A good primer on systematic theology is "The Marrow of Theology" by William Ames (1576-1633). 


Sent from my iPhone using Tapatalk


----------



## Hamalas (Jan 23, 2014)

I've found à Brakel's four volume _The Christian's Reasonable Service_ to be one of my favorites. It is detailed yet pastoral. There is much good theology and also much that directly applies to day to day life. As Joel Beeke writes: "The uniqueness of à Brakel's work lies in the fact that it is more than a systematic theology ... à Brakel's intent in writing is inescapabale. He intensely wishes that the truths expounded may become an experiential reality in the hearts of those who read. In a masterful way he establishes the crucial relationship between objective truth and the subjective experience of that truth."

You can find all four volumes for free in pdf here: The Christian's Reasonable Service: à Brakel's Magnum Opus

Or in hardcover (always better!) here: The Christian's Reasonable Service, 4 vols. - Reformation Heritage Books


----------



## reaganmarsh (Jan 23, 2014)

5-Point Baptist said:


> A good primer on systematic theology is "The Marrow of Theology" by William Ames (1576-1633).
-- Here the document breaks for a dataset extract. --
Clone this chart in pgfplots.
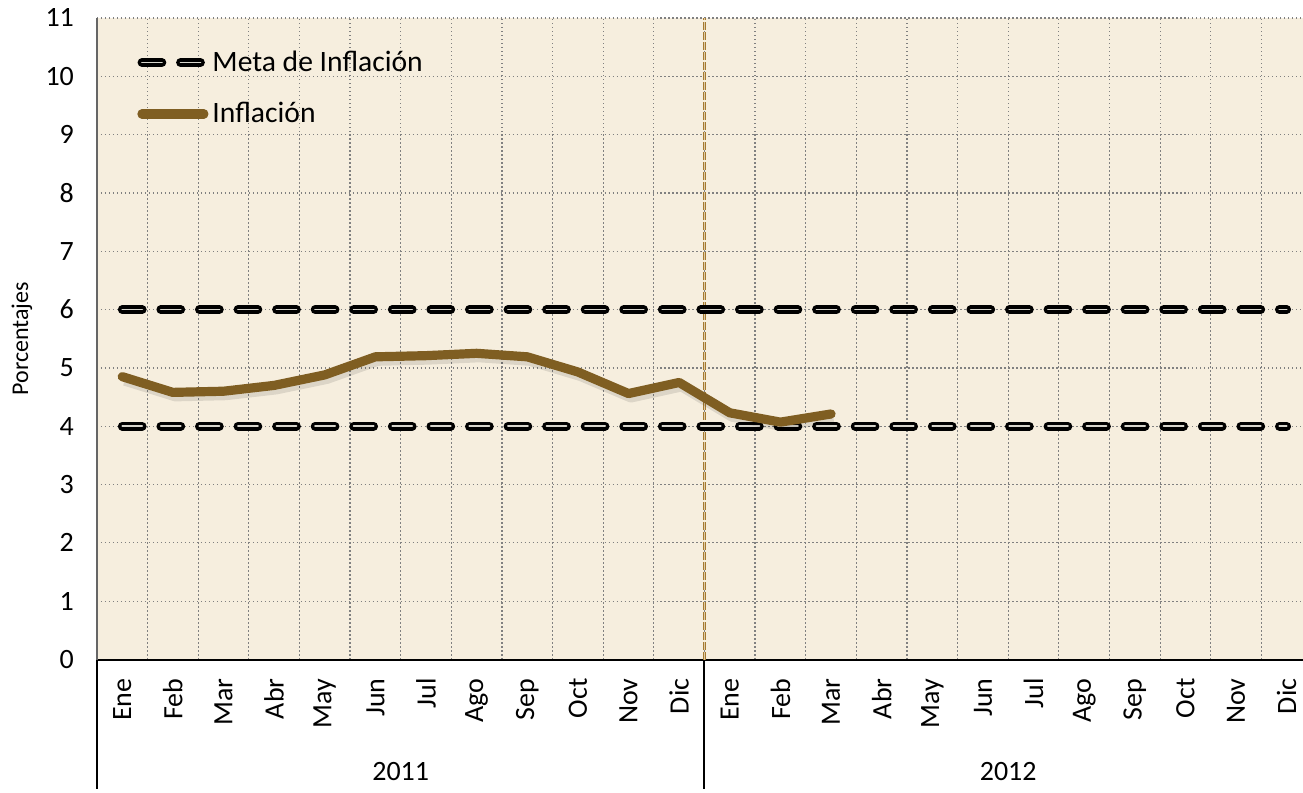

One of my all-time favorites!


----------



## Sensus Divinitas (Jan 23, 2014)

Something that is really accessible is Michael Horton's _The Christian Faith_. It's a really great book. Also, you can't go wrong with Hodge or Ames (as others have mentioned).


----------



## ThyWord IsTruth (Jan 23, 2014)

reaganmarsh said:


> 5-Point Baptist said:
> 
> 
> > A good primer on systematic theology is "The Marrow of Theology" by William Ames (1576-1633).
> ...



I love the way Ames works from the main point backwards, continually splitting his topic into two more points....amazing. 
My 13 year old son will be reading his first systematic soon and it will be Ames' "The Marrow of Theology." Easy enough for him to grasp, yet thorough enough to be worth reading. He read "Holiness" by J.C. Ryle last year and he loved it. 


Sent from my iPhone using Tapatalk

Reactions: Amen 1


----------



## reaganmarsh (Jan 24, 2014)

5-Point Baptist said:


> reaganmarsh said:
> 
> 
> > 5-Point Baptist said:
> ...



Train up a child, brother. Grace to you.


----------



## JM (Jan 24, 2014)

John Gill


Sent from my iPhone using Tapatalk


----------



## ProtestantBankie (Jan 24, 2014)

Dabney's Lectures in Systematic Theology are available on kindle for £0.77 - whatever this is in new money. Probably a $1 or so.

http://www.amazon.co.uk/Systematic-...26&sr=8-1&keywords=Dabney+Systematic+Theology


----------



## Gesetveemet (Jan 24, 2014)

If I could begin again I would first read and reread the "Westminster Confession of Faith" the Reformed "Three Forms of Unity" and there commentaries.
Keep in mind that Systematics if you are not careful sometimes cause a person to stand on a hill without reading other "opinions" whereas you can study
the above mentioned standards for years and years and come away with a wonderful understanding of the Christian faith if the LORD should give application to the heart. 

Blessings,


----------



## Cymro (Jan 24, 2014)

What about the New Systematic Theology by Dr Robert Reymond


----------



## py3ak (Jan 24, 2014)

The suggestion to begin with the confessions is very wise. They are not merely the formulations of one theologian, but the joint testimony of a national church.
Subsequent to that, Calvin's Institutes of the Christian Religion are of permanent value. I'd leave a lot of things unread before that one. There are no substitutes or surrogates.
Bavinck's Reformed Dogmatics are genuinely epic.
And Francis Turretin's Institutes of Elenctic Theology provide a solid and detailed survey of Reformed positions over against our various antagonists.
I personally like John Brown of Haddington's Systematic Theology (previously A Compendious View of Natural and Revealed Religion) for its clarity, suggestiveness, and warmth. But the other volumes mentioned are not inferior to it, and have certainly been more widely influential.


----------



## stephen2 (Jan 24, 2014)

I agree with others who have suggested you begin with the confessions, and I think the next place to go is *Berkhof* and *Reymond*. They are two very accessible systematics that are also thorough. I definitely would _not_ begin with Turretin, Hodge or Dabney. Dabney and Turretin, in particular, are tremendous but it would be wise to have read something else first... 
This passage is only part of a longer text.